Back then at Microsoft the applications group tended to take the lead in UI developement and many of the things we designed made their way into Windows. Some were even picked up by the Mac! Although Steve Jobs would never have admitted it.

It grieves me to see the shoddy state of software design these days. There is no craftsmanship. Visual design take precedence over real usability. Maybe this is because with fast developemnt cycles and the ability to instantly change a web based design, it's easer to throw crap at the wall and keep iterating until it sort of works.

These days user interaction designers have endless great user data on which to craft wonderful UI but it rarely happens. If they happen to hit on something good, usually another team takes over and changes it, often for the worse!

(End Rant)

3 comments

Interesting to hear. One thing I never understood about Excel is why the cells which have formulas don't look different than cells which contain leaf-data. That I think would make it a lot more "user-friendly".

2ndly why not allow users name their columns, why do they have to always be "A", "B", "C", .. ?

> One thing I never understood about Excel is why the cells which have formulas don't look different than cells which contain leaf-data.

There are some styles actually meant for this, but you have to apply them manually.

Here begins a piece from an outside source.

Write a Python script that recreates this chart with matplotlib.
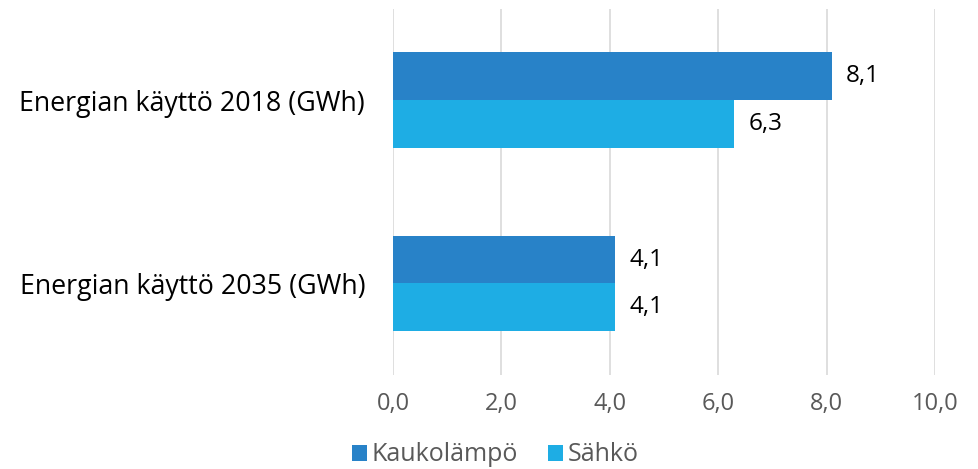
import matplotlib
matplotlib.use("Agg")
import matplotlib.pyplot as plt
from matplotlib.patches import Patch

categories = ["Energian käyttö 2035 (GWh)", "Energian käyttö 2018 (GWh)"]
series_names = ["Kaukolämpö", "Sähkö"]
kaukolampo = [4.1, 8.1]
sahko = [4.1, 6.3]
xticks = [0, 2, 4, 6, 8, 10]
colors = ["#2882C8", "#1EADE4"]

plt.rcParams["font.family"] = ["Open Sans", "DejaVu Sans"]

fig = plt.figure(figsize=(9.79, 4.69), dpi=100)
ax = fig.add_axes([0.4014, 0.2004, 0.5536, 0.7806])

h = 0.262
ypos = list(range(len(categories)))
ax.barh([y + h / 2 for y in ypos], kaukolampo, height=h, color=colors[0], zorder=3)
ax.barh([y - h / 2 for y in ypos], sahko, height=h, color=colors[1], zorder=3)

def fmt(v):
    return f"{v:.1f}".replace(".", ",")

for y, v in zip(ypos, kaukolampo):
    ax.annotate(fmt(v), (v, y + h / 2), xytext=(10, 0), textcoords="offset points",
                va="center", ha="left", fontsize=17.5, color="#000000")
for y, v in zip(ypos, sahko):
    ax.annotate(fmt(v), (v, y - h / 2), xytext=(10, 0), textcoords="offset points",
                va="center", ha="left", fontsize=17.5, color="#000000")

ax.set_xlim(0, 10)
ax.set_ylim(-0.5, 1.5)
ax.set_xticks(xticks)
ax.set_xticklabels([fmt(t) for t in xticks], fontsize=17, color="#595959")
ax.set_yticks(ypos)
ax.set_yticklabels(categories, fontsize=19.3, color="#000000")
ax.tick_params(axis="both", length=0)
ax.tick_params(axis="x", pad=12)
ax.tick_params(axis="y", pad=20)
ax.grid(axis="x", color="#D9D9D9", linewidth=1.2, zorder=0)
for s in ax.spines.values():
    s.set_visible(False)

handles = [Patch(facecolor=c, edgecolor="none") for c in colors]
fig.legend(handles, series_names, loc="center", bbox_to_anchor=(0.506, 0.03),
           ncol=2, frameon=False, fontsize=18, labelcolor="#595959",
           handlelength=0.6, handleheight=0.6, handletextpad=0.2, columnspacing=1.2,
           borderpad=0, borderaxespad=0)

fig.savefig("out.png", dpi=100)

> 2ndly why not allow users name their columns, why do they have to always be "A", "B", "C", .. ?

Named columns do exist actually! Not of the excel sheet itself - but in tables you can mark within that sheet. You can use the names in equations and everything. You can also name individual cells as well.

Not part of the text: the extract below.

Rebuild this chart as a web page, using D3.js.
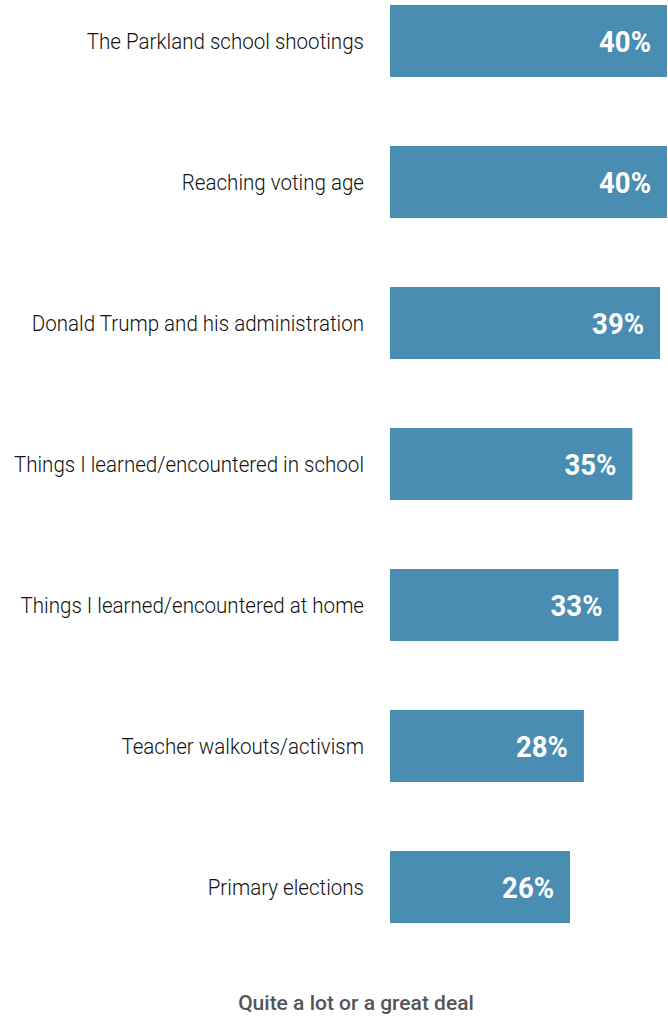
<!DOCTYPE html>
<html>
<head>
<meta charset="utf-8">
<script src="https://cdn.jsdelivr.net/npm/d3@7"></script>
<style>
  html, body { margin: 0; padding: 0; background: #fff; }
  svg { display: block; }
</style>
</head>
<body>
<svg id="chart" width="668" height="1017"></svg>
<script>
// Influences on political views — share saying "quite a lot or a great deal"
const categories = [
  "The Parkland school shootings",
  "Reaching voting age",
  "Donald Trump and his administration",
  "Things I learned/encountered in school",
  "Things I learned/encountered at home",
  "Teacher walkouts/activism",
  "Primary elections"
];
const values = [40, 40, 39, 35, 33, 28, 26];
const axisTitle = "Quite a lot or a great deal";

const svg = d3.select("#chart");
const labelCondense = 0.935; // narrows Roboto toward a condensed face
const valueCondense = 0.95;

const x = d3.scaleLinear().domain([0, 40]).range([390, 667]);
const y = d3.scaleBand()
  .domain(categories)
  .range([5, 923])
  .paddingInner(69 / 141)
  .paddingOuter(0);

const rows = svg.append("g")
  .selectAll("g")
  .data(categories.map((c, i) => ({ c, v: values[i] })))
  .join("g");

rows.append("rect")
  .attr("x", x(0))
  .attr("y", d => y(d.c))
  .attr("width", d => x(d.v) - x(0))
  .attr("height", y.bandwidth())
  .attr("fill", "#4a8db2");

rows.append("text")
  .attr("transform", d => `translate(364,${y(d.c) + y.bandwidth() / 2 + 8}) scale(${labelCondense},1)`)
  .attr("text-anchor", "end")
  .attr("font-family", "Roboto, sans-serif")
  .attr("font-weight", 300)
  .attr("font-size", 22)
  .attr("fill", "#111")
  .text(d => d.c);

rows.append("text")
  .attr("transform", d => `translate(${x(d.v) - 16},${y(d.c) + y.bandwidth() / 2 + 11}) scale(${valueCondense},1)`)
  .attr("text-anchor", "end")
  .attr("font-family", "Roboto, sans-serif")
  .attr("font-weight", 700)
  .attr("font-size", 29)
  .attr("fill", "#fff")
  .text(d => d.v + "%");

svg.append("text")
  .attr("transform", "translate(356,1010)")
  .attr("text-anchor", "middle")
  .attr("font-family", "Roboto, sans-serif")
  .attr("font-weight", 500)
  .attr("font-size", 21)
  .attr("fill", "#555")
  .text(axisTitle);
</script>
</body>
</html>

Joel Spolsky has a whole talk where he goes into this and some of the other stuff Excel has that you might not realize it has: https://www.youtube.com/watch?v=0nbkaYsR94c

By far the worst UI choice in Excel, which has stopped many potential power users from forming, is that "Format as Table" is named like a visual formatting option, is stuck on the ribbon next to visual formatting options, and prominently makes you pick colors and border formatting.

Whereas the reality is that making a table is the on-ramp to many of Excel's more powerful features.

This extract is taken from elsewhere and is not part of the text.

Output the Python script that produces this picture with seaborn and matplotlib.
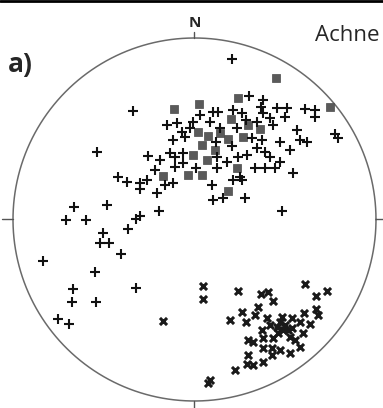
import numpy as np
import pandas as pd
import seaborn as sns
import matplotlib.pyplot as plt

# projected positions in the unit circle (east, north)
plus_east = [0.207, -0.339, 0.300, 0.377, 0.366, 0.455, 0.510, 0.609, 0.664, 0.664,
             0.499, 0.102, 0.129, -0.152, -0.096, -0.008, 0.085, 0.141, 0.212, 0.262,
             0.284, 0.344, 0.377, 0.416, 0.433, 0.565, -0.069, -0.052, -0.118, -0.135,
             -0.107, -0.063, -0.190, -0.218, -0.107, -0.063, 0.124, 0.179, 0.240, 0.289,
             0.344, 0.388, 0.416, 0.471, 0.333, 0.388, 0.444, 0.124, 0.251, 0.096,
             0.212, 0.262, 0.102, 0.157, 0.278, 0.543, -0.207, 0.620, 0.774, 0.791,
             0.482, -0.256, -0.537, -0.421, -0.372, -0.300, -0.262, -0.300, -0.118, -0.664,
             -0.482, -0.708, -0.598, -0.196, -0.322, -0.300, -0.366, -0.504, -0.521, -0.471,
             -0.405, -0.835, -0.548, -0.669, -0.322, -0.675, -0.543, -0.752, -0.691,
             0.030, -0.025, 0.234, 0.317, 0.471, 0.526, 0.372, 0.118, 0.008, -0.163,
             0.207, 0.581]
plus_north = [0.884, 0.598, 0.680, 0.658, 0.620, 0.614, 0.614, 0.609, 0.603, 0.565,
              0.565, 0.592, 0.592, 0.521, 0.532, 0.537, 0.537, 0.504, 0.603, 0.587,
              0.548, 0.537, 0.587, 0.559, 0.521, 0.493, 0.482, 0.455, 0.438, 0.366,
              0.344, 0.366, 0.328, 0.273, 0.289, 0.311, 0.344, 0.317, 0.344, 0.355,
              0.394, 0.372, 0.344, 0.317, 0.284, 0.284, 0.284, 0.284, 0.234, 0.190,
              0.218, 0.218, 0.107, 0.118, 0.118, 0.256, 0.146, 0.427, 0.471, 0.449,
              0.047, 0.350, 0.372, 0.234, 0.207, 0.201, 0.218, 0.168, 0.201, 0.069,
              0.080, -0.003, -0.003, 0.047, 0.003, 0.019, -0.052, -0.074, -0.129, -0.129,
              -0.190, -0.229, -0.289, -0.383, -0.377, -0.455, -0.455, -0.548, -0.576,
              0.576, 0.504, 0.504, 0.449, 0.427, 0.383, 0.438, 0.427, 0.284, 0.190,
              0.405, 0.438]

square_east = [0.449, 0.747, -0.113, 0.025, 0.240, 0.201, 0.295, 0.361, 0.019, 0.074,
               0.185, 0.041, -0.008, 0.069, -0.174, -0.036, 0.041, 0.234, 0.185, 0.267,
               0.113, 0.141]
square_north = [0.780, 0.620, 0.609, 0.636, 0.669, 0.554, 0.521, 0.499, 0.482, 0.460,
                0.444, 0.410, 0.355, 0.328, 0.240, 0.245, 0.245, 0.284, 0.157, 0.455,
                0.383, 0.477]

cross_east = [0.047, 0.047, -0.174, 0.240, 0.366, 0.405, 0.433, 0.609, 0.669, 0.730,
              0.262, 0.196, 0.284, 0.350, 0.333, 0.399, 0.372, 0.455, 0.482, 0.537,
              0.581, 0.603, 0.669, 0.680, 0.636, 0.598, 0.526, 0.488, 0.460, 0.433,
              0.377, 0.295, 0.322, 0.377, 0.427, 0.471, 0.526, 0.581, 0.427, 0.295,
              0.289, 0.322, 0.377, 0.223, 0.085, 0.074,
              0.499, 0.515, 0.471, 0.537, 0.554, 0.416]
cross_north = [-0.366, -0.438, -0.559, -0.394, -0.410, -0.399, -0.449, -0.355, -0.421, -0.394,
               -0.510, -0.554, -0.565, -0.482, -0.526, -0.543, -0.609, -0.592, -0.537, -0.543,
               -0.565, -0.515, -0.493, -0.526, -0.576, -0.625, -0.647, -0.609, -0.625, -0.653,
               -0.653, -0.664, -0.675, -0.708, -0.708, -0.719, -0.736, -0.702, -0.747, -0.747,
               -0.796, -0.802, -0.785, -0.829, -0.884, -0.901,
               -0.581, -0.609, -0.565, -0.598, -0.664, -0.581]

plus_df = pd.DataFrame({"east": plus_east, "north": plus_north})
square_df = pd.DataFrame({"east": square_east, "north": square_north})
cross_df = pd.DataFrame({"east": cross_east, "north": cross_north})

sns.set_style("white")
plt.rcParams['font.family'] = ['Open Sans', 'DejaVu Sans']

fig = plt.figure(figsize=(3.83, 4.08), dpi=100)
ax = fig.add_axes([0, 0, 1, 1])
ax.set_xlim(-1.0716, 1.0386)
ax.set_ylim(-1.0386, 1.2094)
ax.set_aspect("equal")
ax.axis("off")

# primitive circle and cardinal ticks
t = np.linspace(0, 2 * np.pi, 400)
ax.plot(np.cos(t), np.sin(t), color="#6a6a6a", lw=1.1)
ax.plot([0, 0], [1.0, 1.035], color="#555555", lw=1.0)
ax.plot([0, 0], [-1.0, -1.05], color="#555555", lw=1.0)
ax.plot([-1.0, -1.06], [0, 0], color="#555555", lw=1.0)
ax.plot([1.0, 1.05], [0, 0], color="#555555", lw=1.0)

sns.scatterplot(data=square_df, x="east", y="north", marker="s", s=36,
                color="#5a5a5a", edgecolor="#4a4a4a", linewidth=0.5, ax=ax, zorder=3)
sns.scatterplot(data=plus_df, x="east", y="north", marker="+", s=50,
                color="#111111", linewidth=1.5, ax=ax, zorder=4)
sns.scatterplot(data=cross_df, x="east", y="north", marker="x", s=26,
                color="#1a1a1a", linewidth=2.2, ax=ax, zorder=4)

ax.text(0, 1.058, "N", ha="center", va="baseline", fontsize=11, fontweight="bold")
ax.text(-1.03, 0.81, "a)", ha="left", va="baseline", fontsize=19, fontweight="bold")
ax.text(0.665, 0.983, "Achne", ha="left", va="baseline", fontsize=16)

# frame line along the top edge
ax.plot([-1.0716, 1.0386], [1.2015, 1.2015], color="black", lw=2.0, clip_on=False)

fig.savefig("out.png", dpi=100)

I imagine that some developer or team had to hide such useful features under the name of "table formatting" because they could not get the ideas through in their organization. Don't know but I imagine.
This is good stuff. Excel was (and in many ways still is) extremely well designed UI-wise (thanks for that).

In fact a lot of windows is (up to 7), and MS can be very good at UIs when they try. It's remarkable what an extraordinary amount of work went into making the interface usable without a mouse - for example, selecting something in the taskbar without a mouse:

Press ctrl-esc, press escape, press tab, then press the right arrow to move along the taskbar, the press return when you're on the one you want. It is actually logical too!

Thanks for sharing this.

Totally agree with the nowadays lack of craftsmanship. I guess it goes with the "maximum profitability" focus we got to have.

But the UI is the product for the user. The amount of lost goodwill (and lost customers if there is an alternative) is real money ie. less-than-max profitability. It baffles me because UI design needn't be very expensive.
Paying attention to how users work and and what they need can also be extremely profitable. The entire idea for Microsoft Office came from our discovering how often they were struggling with differerences in basic UI between say Excel and Word (which were quite different back then). Also how often they wanted to say copy data from Excel to Word or embed an Excel table in a Word document.

Based on this we decided to make the products more compatible in UI and able to work together better. It was a huge challenge because the products were designed by different teams that intensely belived in they way they had chosen to do things. It required Bill Gates to push it to make it happen and even then it was difficult.

Office 97 was the result and Office grew into a product that made billions for Microsoft. This came from our obsession with user experience...

I think we all agree. I should have rather said maximum short term profitability : fancy features and half-baked UI redesigns, rather than carefully improving the efficiency of the existing ones.